A brief instant in time. A moment. A simple gesture. The gesture did not take an instant. It was brought about from months of contemplation and an act of sheer desperation. He was leaving and he needed to know what I did not have the guts to say and yet I thought he knew. The night before, after our “date” he dove out of the car after a few minute of awkward conversation. I needed to know where we stood.
I would have laughed at myself if this were anytime before or after. I laugh at myself now.
I wrote the letter. It asked the tough questions. The where is this going sort of questions that come with new relationships and big changes. He was moving. We were dating. Sort of. But there was no discussion of what would happen. And I needed to know. So, I wrote and rewrote it. Then added the other stuff so it would be a good hearted going away present. I dragged the friends with me for moral support. This wasn’t like me. Not at all.
I waited by the phone. I didn’t want to be that girl. But, for the first time in my life, I was. I was not a fan.
He found it. So did his whole family. They all knew. They thought it was sweet. He called. We talked. We went out for coffee just before he left. We talked. We went out on our first “real” date 4 months later when he came home for Christmas. And emailed and talked every week.
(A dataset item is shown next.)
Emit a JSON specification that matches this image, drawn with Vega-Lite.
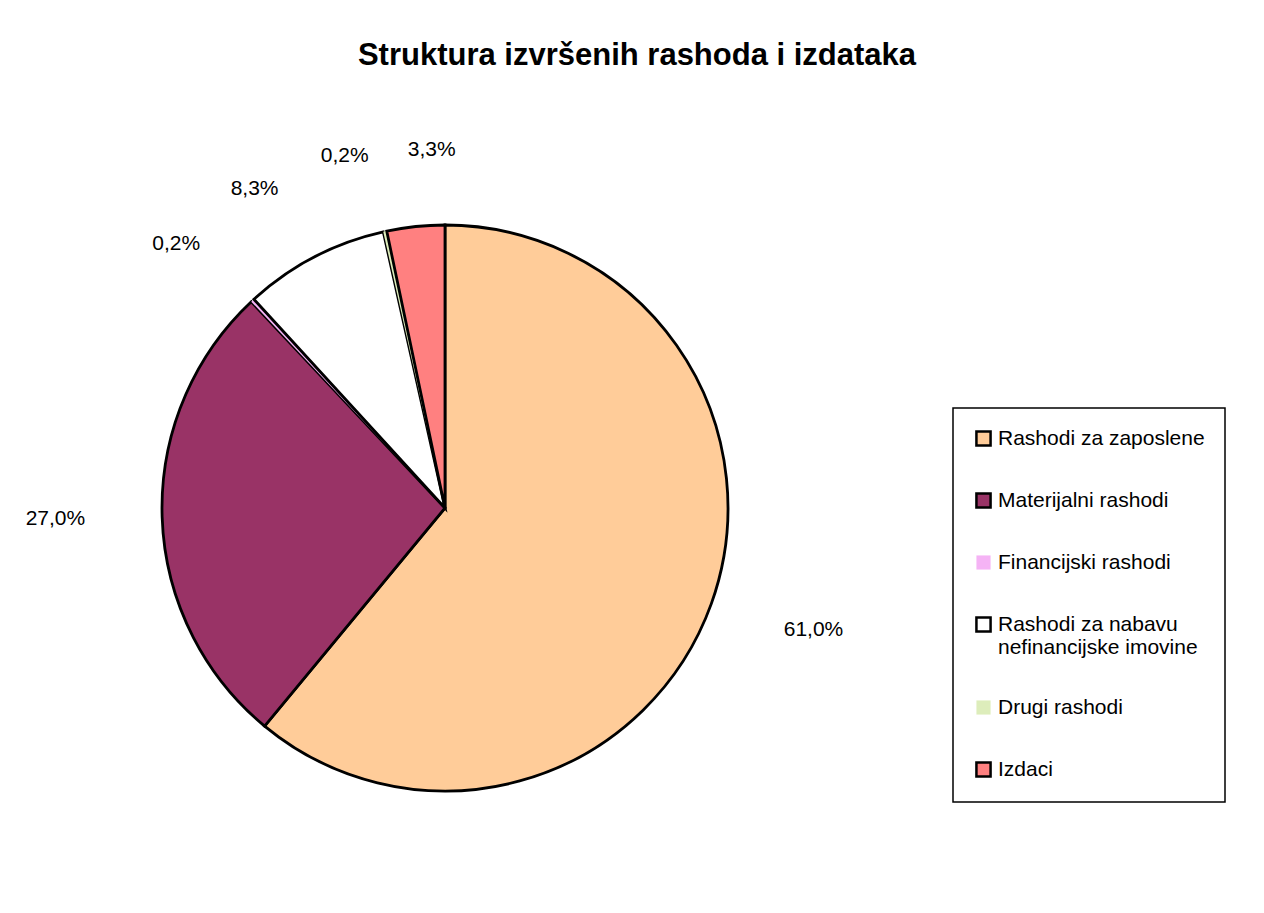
{
  "$schema": "https://vega.github.io/schema/vega-lite/v6.json",
  "width": 876,
  "height": 810,
  "autosize": {"type": "none"},
  "padding": {"left": 7, "top": 103, "right": 381, "bottom": 0},
  "background": "white",
  "config": {
    "font": "Liberation Sans",
    "view": {"stroke": null},
    "locale": {"number": {"decimal": ",", "thousands": ".", "grouping": [3], "currency": ["", ""]}}
  },
  "title": {
    "text": "Struktura izvršenih rashoda i izdataka",
    "fontSize": 31,
    "fontWeight": "bold",
    "font": "Liberation Sans",
    "color": "black",
    "anchor": "middle",
    "offset": 31,
    "dx": 192
  },
  "data": {
    "values": [
      {"rb": 1, "kategorija": "Rashodi za zaposlene", "udio": 0.610},
      {"rb": 2, "kategorija": "Materijalni rashodi", "udio": 0.270},
      {"rb": 3, "kategorija": "Financijski rashodi", "udio": 0.002},
      {"rb": 4, "kategorija": "Rashodi za nabavu nefinancijske imovine", "udio": 0.083},
      {"rb": 5, "kategorija": "Drugi rashodi", "udio": 0.002},
      {"rb": 6, "kategorija": "Izdaci", "udio": 0.033}
    ]
  },
  "encoding": {
    "theta": {"field": "udio", "type": "quantitative", "stack": true},
    "order": {"field": "rb", "type": "quantitative"}
  },
  "layer": [
    {
      "mark": {"type": "arc", "outerRadius": 283, "stroke": "black", "strokeJoin": "miter"},
      "encoding": {
        "color": {
          "field": "kategorija",
          "type": "nominal",
          "sort": ["Rashodi za zaposlene", "Materijalni rashodi", "Financijski rashodi", "Rashodi za nabavu nefinancijske imovine", "Drugi rashodi", "Izdaci"],
          "scale": {
            "domain": ["Rashodi za zaposlene", "Materijalni rashodi", "Financijski rashodi", "Rashodi za nabavu nefinancijske imovine", "Drugi rashodi", "Izdaci"],
            "range": ["#FFCC99", "#993366", "#F5B3F5", "#FFFFFF", "#DDEDBB", "#FF8080"]
          },
          "legend": {
            "orient": "none",
            "legendX": 946,
            "legendY": 305,
            "title": null,
            "symbolType": "square",
            "symbolSize": 200,
            "symbolStrokeWidth": 2.5,
            "symbolStrokeColor": "black",
            "symbolOpacity": 1,
            "labelFontSize": 21,
            "labelFont": "Liberation Sans",
            "labelColor": "black",
            "labelLimit": 400,
            "labelOffset": 4,
            "rowPadding": 37,
            "padding": 20,
            "strokeColor": "black",
            "fillColor": "white",
            "labelExpr": "datum.label == 'Rashodi za nabavu nefinancijske imovine' ? ['Rashodi za nabavu', 'nefinancijske imovine'] : datum.label",
            "encode": {
              "legend": {"update": {"strokeWidth": {"value": 1.5}}},
              "symbols": {"update": {"stroke": [{"test": "datum.value === 'Financijski rashodi' || datum.value === 'Drugi rashodi'", "value": "transparent"}, {"value": "black"}]}}
            }
          }
        },
        "strokeWidth": {"condition": {"test": "datum.udio < 0.01", "value": 0}, "value": 2.8}
      }
    },
    {
      "mark": {
        "type": "text",
        "radius": 360,
        "fontSize": 21,
        "color": "black",
        "baseline": "middle",
        "align": {"expr": "datum.rb == 1 || datum.rb == 6 ? 'left' : 'right'"}
      },
      "encoding": {
        "text": {"field": "udio", "type": "quantitative", "format": ".1%"}
      }
    }
  ]
}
A few years later we got married.
Funny how things like that work. Something as foolish as a letter and a gift. A brief moment in time and break in sanity. Something outside of my normal behavior pattern and yet not. That established what would be our future.
I am glad I found the “easy” button and the candy. I am glad I stayed up all night writing a letter that I am sure would seem foolish now. I am glad it became a joke and a little piece of our story. That simple moment. A split second that changed life.
What are some of your split second life changing moments?